Pencabulan; Pimpinan Pondok Pesantren Diamankan

Hak Asasi Manusia

November 1, 2024

Muhammad Al FIkri/Kota Jambi

Pondok Pesantren Sri Muslim Mardatillah. (credits: google street view)

SEBANYAK 12 orang santri di Pondok Pesantren Sri Muslim Mardatillah, di Jalan Marsda Surya Dharma Kelurahan Kenali Asam Bawah, Kecamatan Kota Baru, Kota Jambi mengalami pencabulan. Diduga AWD (28), pimpinan pondok pesantren (ponpes) itu adalah pelakunya.

AWD, kini telah diamankan di Mapolda Jambi. AWD akan disangkakan Pasal 81 juncto 76 huruf D dan/atau Pasal 82 juncto 76 huruf E Undang-Undang nomor 35 tahun 2014 tentang “Perlindungan Anak”.

“Pelaku terancam hukuman 15 tahun kurungan penjara,” kata Wadirkrimum Polda Jambi AKBP Imam Rachman, mengutip Detik.

Imam mengatakan korban terdiri dari 11 anak laki-laki dan 1 orang perempuan. Kasus ini terungkap setelah korban santriwati melaporkan ke Polda Jambi.

“Yang pertama melapor atas kasus pencabulan yang dialami anaknya adalah orangtua santriwati. Dan selanjutnya, beberapa korban lainnya,” katanya, mengutip Detik.

Menurutnya, pada 1 Mei 2024, orang tua korban dihubungi anak yang mengeluhkan sakit sehingga dijemput untuk pulang. Saat dirawat di rumah, korban mengalami demam tinggi.
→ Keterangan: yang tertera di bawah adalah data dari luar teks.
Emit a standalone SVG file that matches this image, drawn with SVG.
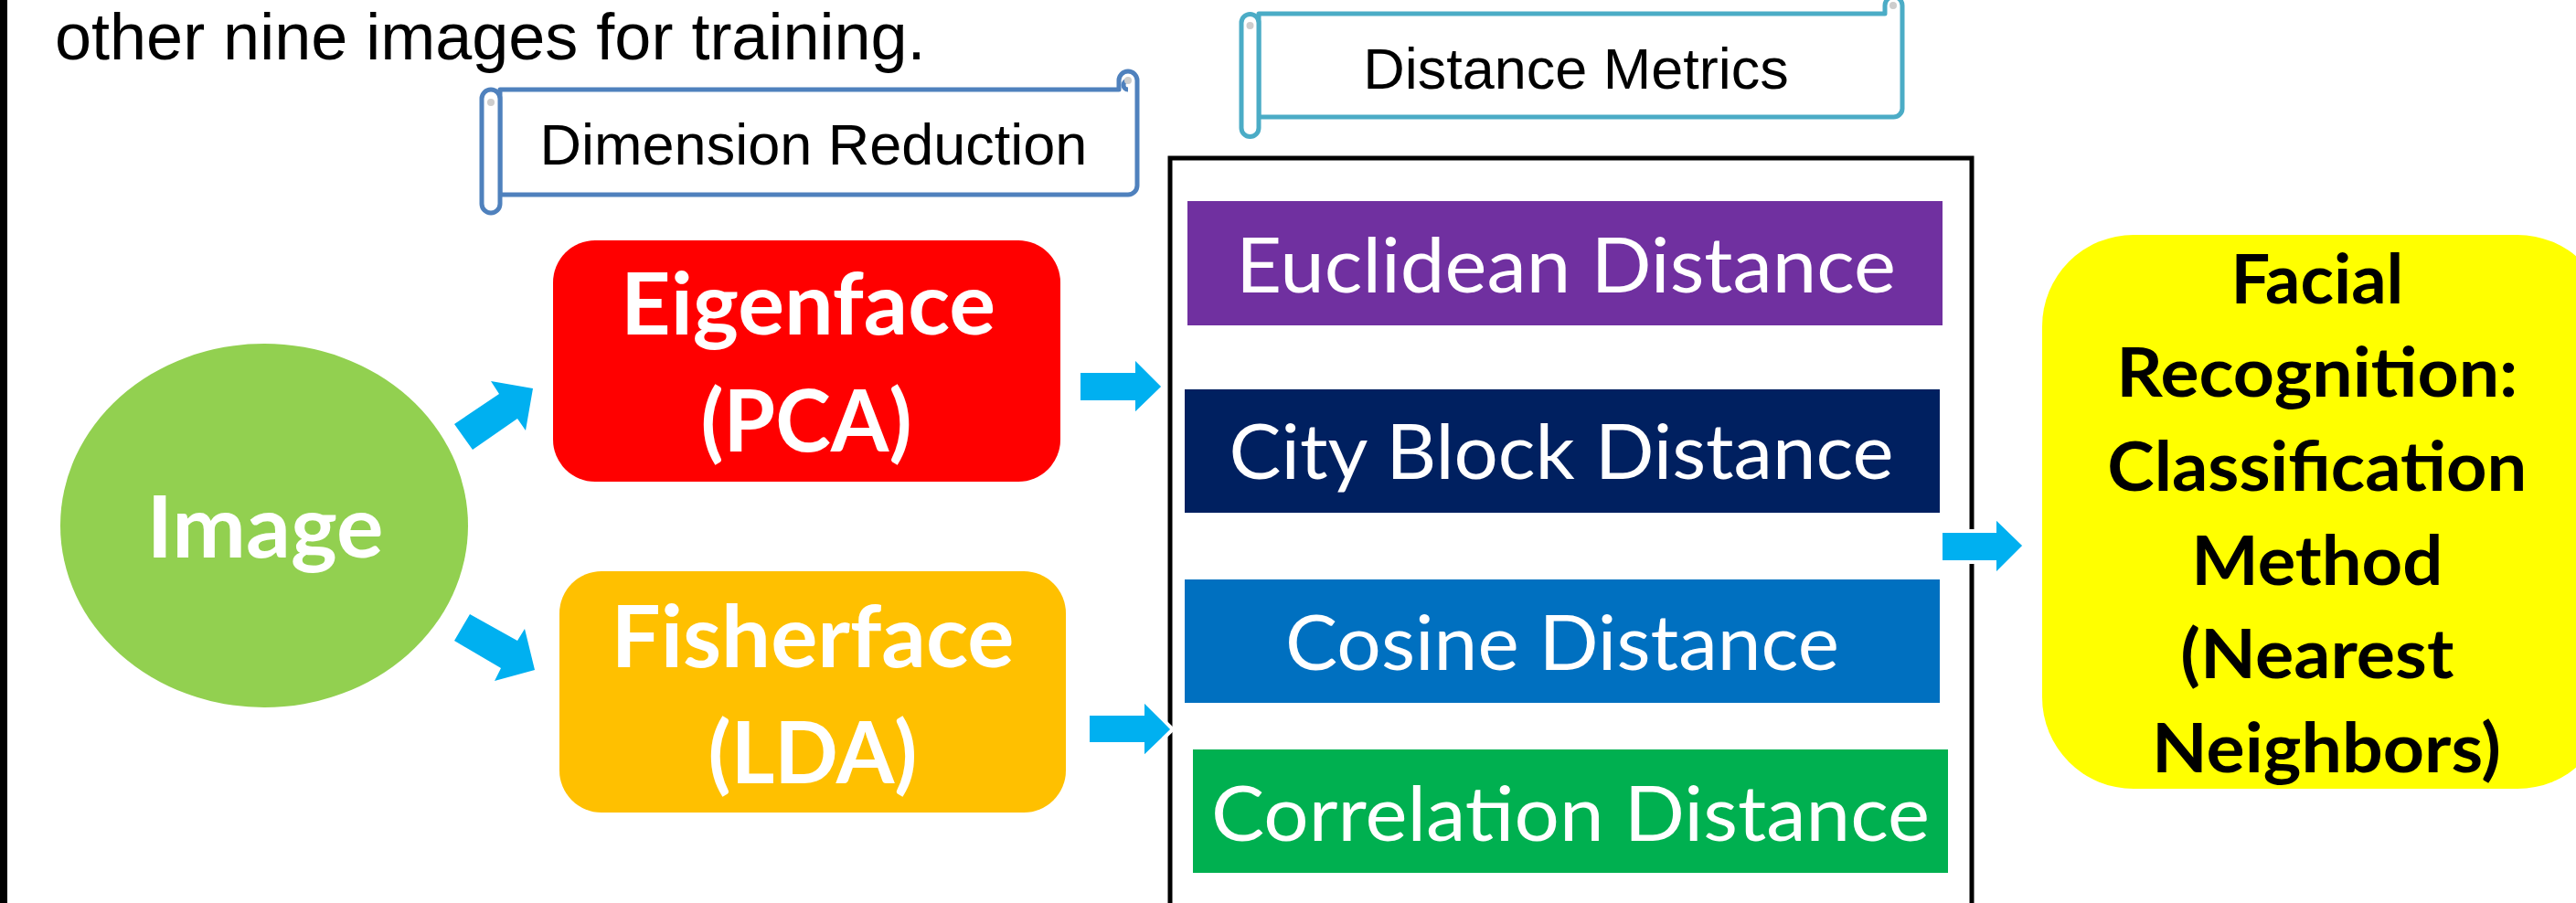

Akhirnya, korban dibawa kembali ke Puskesmas dan dirujuk ke rumah sakit. Hasil pemeriksaan medis menunjukan bahwa korban telah mengalami kekerasan seksual.
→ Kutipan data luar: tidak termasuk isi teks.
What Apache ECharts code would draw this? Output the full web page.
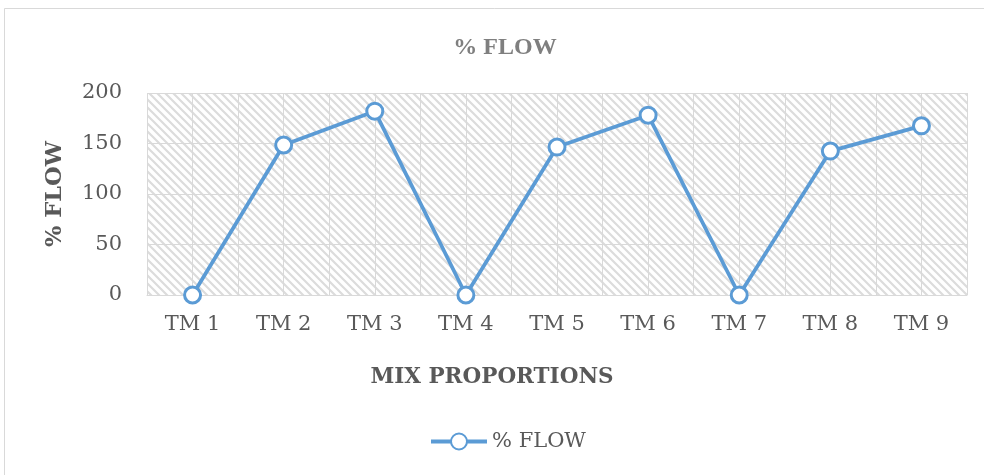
<!DOCTYPE html>
<html>
<head>
<meta charset="utf-8">
<script src="https://cdn.jsdelivr.net/npm/echarts@6/dist/echarts.min.js"></script>
<style>html,body{margin:0;padding:0;background:#fff}#c{width:984px;height:475px}</style>
</head>
<body>
<div id="c"></div>
<script>
var categories = ['TM 1','TM 2','TM 3','TM 4','TM 5','TM 6','TM 7','TM 8','TM 9'];
var flowValues = [0, 148.5, 182, 0, 146.5, 178, 0, 142.5, 167.5];
var seriesName = '% FLOW';
var yTicks = {min: 0, max: 200, interval: 50};

var FONT = '"DejaVu Serif", "Liberation Serif", serif';

// hatch pattern
var tile = document.createElement('canvas');
tile.width = 8; tile.height = 8;
var g = tile.getContext('2d');
g.fillStyle = '#ffffff'; g.fillRect(0,0,8,8);
g.strokeStyle = '#dcdcdc'; g.lineWidth = 2.2;
g.beginPath();
g.moveTo(-2,-2); g.lineTo(10,10);
g.moveTo(-10,-2); g.lineTo(2,10);
g.moveTo(6,-2); g.lineTo(18,10);
g.stroke();

var chart = echarts.init(document.getElementById('c'), null, {renderer:'canvas'});
chart.setOption({
  animation: false,
  backgroundColor: '#ffffff',
  graphic: [{
    type: 'rect', shape: {x: 4.5, y: 8.5, width: 1000, height: 500},
    style: {fill: 'none', stroke: '#d9d9d9', lineWidth: 1}, silent: true, z: -1
  }],
  title: [{
    text: seriesName, left: 500, top: 31, textAlign: 'center',
    textStyle: {fontFamily: '"Liberation Serif", serif', fontWeight: 'bold', fontSize: 24, color: '#7f7f7f'}
  }, {
    text: 'MIX PROPORTIONS', left: 'center', top: 361,
    textStyle: {fontFamily: FONT, fontWeight: 'bold', fontSize: 21.5, color: '#595959'}
  }],
  legend: {
    data: [seriesName], left: 424, top: 426, itemWidth: 56, itemHeight: 20,
    lineStyle: {width: 4},
    textStyle: {fontFamily: FONT, fontSize: 21, color: '#595959'}
  },
  grid: {
    left: 147, right: 17, top: 93, bottom: 180, show: true,
    backgroundColor: {image: tile, repeat: 'repeat'}, borderWidth: 0
  },
  xAxis: [{
    type: 'category', data: categories, boundaryGap: true,
    axisLine: {show: true, lineStyle: {color: '#d9d9d9', width: 1}},
    axisTick: {show: false},
    splitLine: {show: false},
    axisLabel: {fontFamily: FONT, fontSize: 21, color: '#595959', margin: 19}
  }, {
    type: 'value', min: 0, max: 18, interval: 1, position: 'bottom',
    axisLine: {show: false}, axisTick: {show: false}, axisLabel: {show: false},
    splitLine: {show: true, lineStyle: {color: '#d9d9d9', width: 1}}
  }],
  yAxis: {
    type: 'value', min: yTicks.min, max: yTicks.max, interval: yTicks.interval,
    name: seriesName, nameLocation: 'middle', nameGap: 80,
    nameTextStyle: {fontFamily: FONT, fontWeight: 'bold', fontSize: 22.5, color: '#595959'},
    axisLine: {show: false}, axisTick: {show: false},
    axisLabel: {fontFamily: FONT, fontSize: 21, color: '#595959', margin: 25},
    splitLine: {show: true, lineStyle: {color: '#d9d9d9', width: 1}}
  },
  series: [{
    name: seriesName, type: 'line', xAxisIndex: 0, data: flowValues,
    symbol: 'circle', symbolSize: 16,
    lineStyle: {color: '#5b9bd5', width: 3.75},
    itemStyle: {color: '#ffffff', borderColor: '#5b9bd5', borderWidth: 3},
    z: 5
  }]
});
</script>
</body>
</html>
“Korban mengalami infeksi di bagian saluran kemaluannya,” kata Imam.

Selanjutnya, korban menceritakan bahwa ia telah mengalami kekerasan seksual yang dilakukan oleh AWD.

Atas laporan itu, pelaku akhirnya diamankan di Mapolda Jambi, Sabtu (26/10). Dari hasil pemeriksaan, ternyata ada 11 anak laki-laki yang juga menjadi korban pelaku.



“Sebanyak 11 laki-laki  itu mengalami sodomi,” kata Imam.

Penyidik baru memeriksa tujuh orang korban termasuk korban perempuan. Polisi menduga masih ada korban lain dari pelaku.

Sementara itu, para korban mengalami trauma atas kejadian ini. Polisi juga telah berkoordinasi dengan UPTD PPA Provinsi Jambi untuk pemulihan psikologis korban.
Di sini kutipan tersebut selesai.